Earlier posts are available on our legacy forum HERE

Quick bankroll challenge update.
Bankroll now sitting at $129 from the original $100 start.

Yesterday was probably my best online session so far:

1st place
3rd place
5th place

The win was in a $1.10 Early Hours Classic. Ended up making an ICM deal heads up and locked up $42.58.


Honestly feels like some of the adjustments I’ve been making are starting to click.

Main thing I’ve changed lately is stopping myself from stacking off too light with one pair hands.
Previously I was definitely punting too many chips with:

KJ/KQ
suited aces
weak top pair
small pairs in marginal spots

Now I’m trying to focus much more on:
preserving tournament life
value heavy poker
better ICM decisions
exploiting population tendencies
picking better bluff spots

Current CoinPoker score breakdown after the recent run:


Pretty happy with the FT and win metrics considering I’ve only recently started taking online MTTs seriously.

A Few hands from the FT for the event I came 1st.

A hand I thought I played well from the win:

Blinds 5k/10k.

MP opens to 2bb. I flat BTN with 66.
Flop: A64r
Checks to me and I bet 5.5bb into two players.
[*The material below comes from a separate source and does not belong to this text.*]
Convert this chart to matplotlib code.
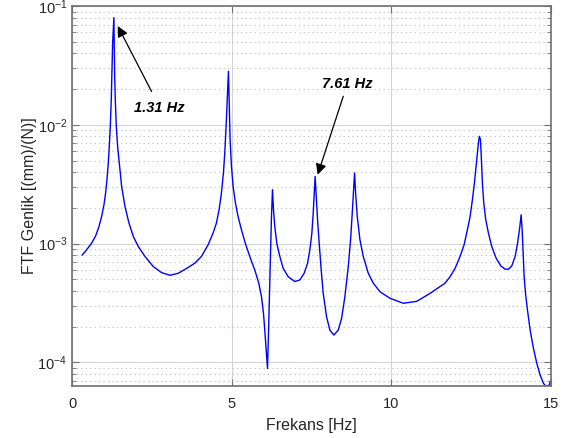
import matplotlib.pyplot as plt
from matplotlib.ticker import LogLocator, NullFormatter

plt.rcParams['font.family'] = ['Liberation Sans', 'DejaVu Sans']
plt.rcParams['mathtext.fontset'] = 'custom'
plt.rcParams['mathtext.rm'] = 'Liberation Sans'

# FRF magnitude [(mm)/(N)] against frequency [Hz]
freq = [0.319, 0.455, 0.611, 0.737, 0.841, 0.925, 0.998, 1.050, 1.092, 1.134, 1.165,
        1.197, 1.228, 1.249, 1.270, 1.31, 1.332, 1.353, 1.385, 1.426, 1.479, 1.552,
        1.656, 1.782, 1.917, 2.074, 2.283, 2.544, 2.806, 3.067, 3.328, 3.589, 3.840,
        4.049, 4.258, 4.415, 4.519, 4.603, 4.676, 4.739, 4.781, 4.822, 4.854, 4.875,
        4.896, 4.916, 4.948, 4.990, 5.042, 5.115, 5.198, 5.303, 5.428, 5.564, 5.721,
        5.846, 5.930, 5.993, 6.034, 6.076, 6.118, 6.150, 6.181, 6.212, 6.243, 6.275,
        6.306, 6.348, 6.411, 6.505, 6.609, 6.766, 6.975, 7.132, 7.267, 7.372, 7.445,
        7.508, 7.550, 7.581, 7.61, 7.644, 7.686, 7.738, 7.800, 7.863, 7.967, 8.072,
        8.197, 8.333, 8.438, 8.542, 8.647, 8.720, 8.772, 8.814, 8.845, 8.877, 8.929,
        9.013, 9.117, 9.274, 9.431, 9.639, 9.953, 10.37, 10.79, 11.21, 11.55, 11.677,
        11.834, 11.991, 12.147, 12.273, 12.377, 12.461, 12.534, 12.597, 12.649, 12.691,
        12.722, 12.753, 12.785, 12.816, 12.847, 12.889, 12.952, 13.035, 13.140, 13.276,
        13.422, 13.558, 13.663, 13.767, 13.871, 13.945, 14.007, 14.06, 14.091, 14.122,
        14.154, 14.196, 14.258, 14.342, 14.446, 14.551, 14.655, 14.760, 14.843, 14.927,
        15.0]
amp = [8.03e-4, 8.87e-4, 1.01e-3, 1.16e-3, 1.39e-3, 1.69e-3, 2.12e-3, 2.67e-3, 3.45e-3,
       4.77e-3, 6.6e-3, 9.7e-3, 1.64e-2, 2.75e-2, 4.92e-2, 8.0e-2, 2.75e-2, 1.64e-2,
       9.7e-3, 6.6e-3, 4.77e-3, 3.03e-3, 2.06e-3, 1.49e-3, 1.15e-3, 9.46e-4, 7.8e-4,
       6.41e-4, 5.7e-4, 5.42e-4, 5.64e-4, 6.2e-4, 6.84e-4, 7.8e-4, 9.77e-4, 1.23e-3,
       1.49e-3, 1.93e-3, 2.67e-3, 3.94e-3, 5.81e-3, 9.7e-3, 1.53e-2, 2.12e-2, 2.83e-2,
       1.64e-2, 7.52e-3, 4.48e-3, 3.03e-3, 2.2e-3, 1.69e-3, 1.31e-3, 1.0e-3, 7.8e-4,
       6.0e-4, 4.65e-4, 3.58e-4, 2.59e-4, 1.87e-4, 1.27e-4, 8.9e-5, 1.76e-4, 3.82e-4,
       8.3e-4, 1.69e-3, 2.85e-3, 1.93e-3, 1.39e-3, 1.0e-3, 7.8e-4, 6.2e-4, 5.27e-4,
       4.8e-4, 4.95e-4, 5.64e-4, 6.84e-4, 8.87e-4, 1.23e-3, 1.81e-3, 2.67e-3, 3.68e-3,
       2.5e-3, 1.59e-3, 1.0e-3, 6.0e-4, 3.82e-4, 2.43e-4, 1.87e-4, 1.70e-4, 1.87e-4,
       2.35e-4, 3.58e-4, 6.41e-4, 1.08e-3, 1.81e-3, 2.85e-3, 3.94e-3, 2.67e-3, 1.69e-3,
       1.08e-3, 7.8e-4, 5.64e-4, 4.65e-4, 3.94e-4, 3.47e-4, 3.15e-4, 3.27e-4, 3.82e-4,
       4.4e-4, 4.65e-4, 5.27e-4, 6.2e-4, 7.8e-4, 9.77e-4, 1.31e-3, 1.69e-3, 2.34e-3,
       3.24e-3, 4.48e-3, 5.81e-3, 7.05e-3, 8.01e-3, 7.52e-3, 5.1e-3, 3.24e-3, 2.2e-3,
       1.59e-3, 1.23e-3, 9.46e-4, 7.55e-4, 6.5e-4, 6.1e-4, 6.1e-4, 6.5e-4, 7.8e-4,
       1.0e-3, 1.31e-3, 1.75e-3, 1.31e-3, 8.3e-4, 5.27e-4, 3.82e-4, 2.76e-4, 1.87e-4,
       1.31e-4, 9.8e-5, 7.82e-5, 6.65e-5, 6.3e-5, 6.4e-5, 7.1e-5]

fig = plt.figure(figsize=(5.63, 4.38), dpi=100)
ax = fig.add_axes([0.128, 0.119, 0.851, 0.867])

ax.semilogy(freq, amp, color='blue', linewidth=1.0)
ax.set_xlim(0, 15)
ax.set_ylim(6.35e-5, 1e-1)
ax.set_xticks([0, 5, 10, 15])
ax.yaxis.set_major_locator(LogLocator(base=10, numticks=10))
ax.yaxis.set_minor_locator(LogLocator(base=10, subs=range(2, 10), numticks=20))
ax.yaxis.set_minor_formatter(NullFormatter())

ax.grid(True, which='major', color='#d4d4d4', linestyle='-', linewidth=0.8)
ax.grid(True, which='minor', axis='y', color='#bdbdbd', linestyle=(0, (1, 3)), linewidth=0.8)
ax.set_axisbelow(True)

for s in ax.spines.values():
    s.set_color('#707070')
    s.set_linewidth(1.2)
ax.tick_params(which='both', direction='in', top=True, right=True, colors='#707070',
               labelcolor='#262626', labelsize=10.5)
ax.tick_params(which='major', length=5)
ax.tick_params(which='minor', length=3)
ax.tick_params(axis='x', pad=8)

ax.set_xlabel('Frekans [Hz]', fontsize=11.5, color='#262626', labelpad=5)
ax.set_ylabel('FTF Genlik [(mm)/(N)]', fontsize=11.5, color='#262626', labelpad=0)

arrow = dict(arrowstyle='-|>', color='black', lw=0.9, mutation_scale=16, shrinkA=0, shrinkB=0)
ax.annotate('', xy=(1.43, 0.068), xytext=(2.49, 0.0191), arrowprops=arrow)
ax.text(2.73, 0.014, '1.31 Hz', ha='center', va='center', fontsize=10.5,
        fontweight='bold', fontstyle='italic')
ax.annotate('', xy=(7.69, 3.81e-3), xytext=(8.49, 0.0174), arrowprops=arrow)
ax.text(8.63, 0.0223, '7.61 Hz', ha='center', va='center', fontsize=10.5,
        fontweight='bold', fontstyle='italic')

fig.savefig('out.png', dpi=100)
My thinking was population at these stakes massively overplays Ax here, so I wanted to build immediately instead of slowplaying.

BB folds. Original raiser jams for ~26bb effective. I snap.

Villain had AT.

Felt like a pretty straightforward stack off honestly. Population just seems to massively overplay Ax in these spots and I should be very happy getting the money in there.

Now for a hand I think I played badly and would love feedback on.

Around 30bb effective.
I open 78dd UTG1. BB calls.
Flop: K63r
I cbet small. BB calls.

At the time I think this was probably just an autopilot cbet because his fold to cbet stat was around 44%.

Turn: 4h
Checks through.

I actually felt like this was still a decent card for my range overall because I should have more Kx here, and hands like K9/K10 probably check this turn fairly often for pot control.

River: Jd
BB checks. I fire large trying to rep strong Kx/two pair type hands.

Villain tanks and calls with 62o.

Honestly still feels pretty spewy looking back at it, especially versus this player pool.

Think I’m still adjusting from live poker where people overfold rivers far more often. Online micros seem very different. Population at these stakes just seems to hate folding pairs.

Trying to improve at understanding:
who I can bluff
who I absolutely should not bluff
population calling tendencies
better river aggression frequencies

Overall though I feel like my game is becoming far more structured compared to when I first started grinding online MTTs.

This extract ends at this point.